(To be done): Below are several records. Retype exactly those lines running from the one with "Reproduce this chart with Observable Plot." through the one with "const data = dates.map((d, i)", end lines included, and no others.
──────── Exercise input ────────
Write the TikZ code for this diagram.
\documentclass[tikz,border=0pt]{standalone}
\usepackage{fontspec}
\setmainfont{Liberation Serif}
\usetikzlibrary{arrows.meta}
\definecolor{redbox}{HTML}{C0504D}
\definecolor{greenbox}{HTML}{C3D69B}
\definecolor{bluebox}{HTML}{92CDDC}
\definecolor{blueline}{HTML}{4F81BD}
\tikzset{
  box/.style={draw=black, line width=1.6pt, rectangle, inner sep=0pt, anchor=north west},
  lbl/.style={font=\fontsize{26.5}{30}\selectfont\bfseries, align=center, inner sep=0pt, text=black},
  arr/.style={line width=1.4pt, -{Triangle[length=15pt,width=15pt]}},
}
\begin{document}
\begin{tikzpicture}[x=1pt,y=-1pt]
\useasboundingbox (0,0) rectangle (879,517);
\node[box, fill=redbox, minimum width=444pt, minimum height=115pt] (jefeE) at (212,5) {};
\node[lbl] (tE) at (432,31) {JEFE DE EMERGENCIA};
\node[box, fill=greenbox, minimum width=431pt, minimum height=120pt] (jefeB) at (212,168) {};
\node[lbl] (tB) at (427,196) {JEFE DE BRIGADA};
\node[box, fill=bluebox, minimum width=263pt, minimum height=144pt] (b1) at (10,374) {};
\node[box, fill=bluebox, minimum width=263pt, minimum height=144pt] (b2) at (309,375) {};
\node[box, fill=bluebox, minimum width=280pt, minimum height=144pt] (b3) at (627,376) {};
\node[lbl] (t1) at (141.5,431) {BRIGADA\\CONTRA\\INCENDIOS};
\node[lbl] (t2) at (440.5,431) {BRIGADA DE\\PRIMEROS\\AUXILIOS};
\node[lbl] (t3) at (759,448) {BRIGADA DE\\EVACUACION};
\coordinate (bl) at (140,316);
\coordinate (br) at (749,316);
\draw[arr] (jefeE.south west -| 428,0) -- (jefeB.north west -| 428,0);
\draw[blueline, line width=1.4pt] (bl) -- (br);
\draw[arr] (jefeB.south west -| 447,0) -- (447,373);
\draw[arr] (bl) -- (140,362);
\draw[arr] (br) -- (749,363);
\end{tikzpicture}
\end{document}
────────
──────── Exercise input ────────
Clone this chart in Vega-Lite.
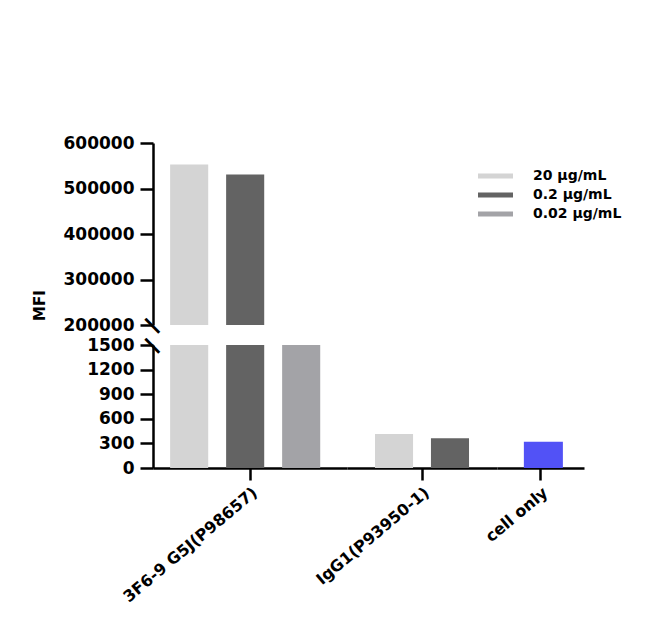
────────
──────── Exercise input ────────
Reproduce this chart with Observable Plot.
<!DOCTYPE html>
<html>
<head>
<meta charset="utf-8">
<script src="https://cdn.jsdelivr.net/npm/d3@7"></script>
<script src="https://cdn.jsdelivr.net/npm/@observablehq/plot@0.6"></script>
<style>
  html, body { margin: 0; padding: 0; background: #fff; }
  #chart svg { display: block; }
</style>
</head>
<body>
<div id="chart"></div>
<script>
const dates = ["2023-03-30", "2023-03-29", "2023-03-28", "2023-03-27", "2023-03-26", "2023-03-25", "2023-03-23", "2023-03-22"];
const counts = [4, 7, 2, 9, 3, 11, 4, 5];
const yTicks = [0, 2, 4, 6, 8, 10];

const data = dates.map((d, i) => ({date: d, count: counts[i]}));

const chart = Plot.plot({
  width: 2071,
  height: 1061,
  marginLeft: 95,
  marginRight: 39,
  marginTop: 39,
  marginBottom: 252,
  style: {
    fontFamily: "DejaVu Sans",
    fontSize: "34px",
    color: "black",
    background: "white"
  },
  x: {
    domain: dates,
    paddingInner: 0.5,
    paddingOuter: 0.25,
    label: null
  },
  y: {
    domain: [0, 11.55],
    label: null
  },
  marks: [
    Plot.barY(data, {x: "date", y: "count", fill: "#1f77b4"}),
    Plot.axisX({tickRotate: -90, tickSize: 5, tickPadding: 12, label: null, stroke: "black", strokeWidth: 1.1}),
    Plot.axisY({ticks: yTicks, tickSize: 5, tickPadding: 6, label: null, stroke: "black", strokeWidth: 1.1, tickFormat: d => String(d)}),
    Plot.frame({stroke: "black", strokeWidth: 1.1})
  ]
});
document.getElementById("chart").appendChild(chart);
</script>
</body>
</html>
────────
(Reply to the task):
Reproduce this chart with Observable Plot.
<!DOCTYPE html>
<html>
<head>
<meta charset="utf-8">
<script src="https://cdn.jsdelivr.net/npm/d3@7"></script>
<script src="https://cdn.jsdelivr.net/npm/@observablehq/plot@0.6"></script>
<style>
  html, body { margin: 0; padding: 0; background: #fff; }
  #chart svg { display: block; }
</style>
</head>
<body>
<div id="chart"></div>
<script>
const dates = ["2023-03-30", "2023-03-29", "2023-03-28", "2023-03-27", "2023-03-26", "2023-03-25", "2023-03-23", "2023-03-22"];
const counts = [4, 7, 2, 9, 3, 11, 4, 5];
const yTicks = [0, 2, 4, 6, 8, 10];

const data = dates.map((d, i) => ({date: d, count: counts[i]}));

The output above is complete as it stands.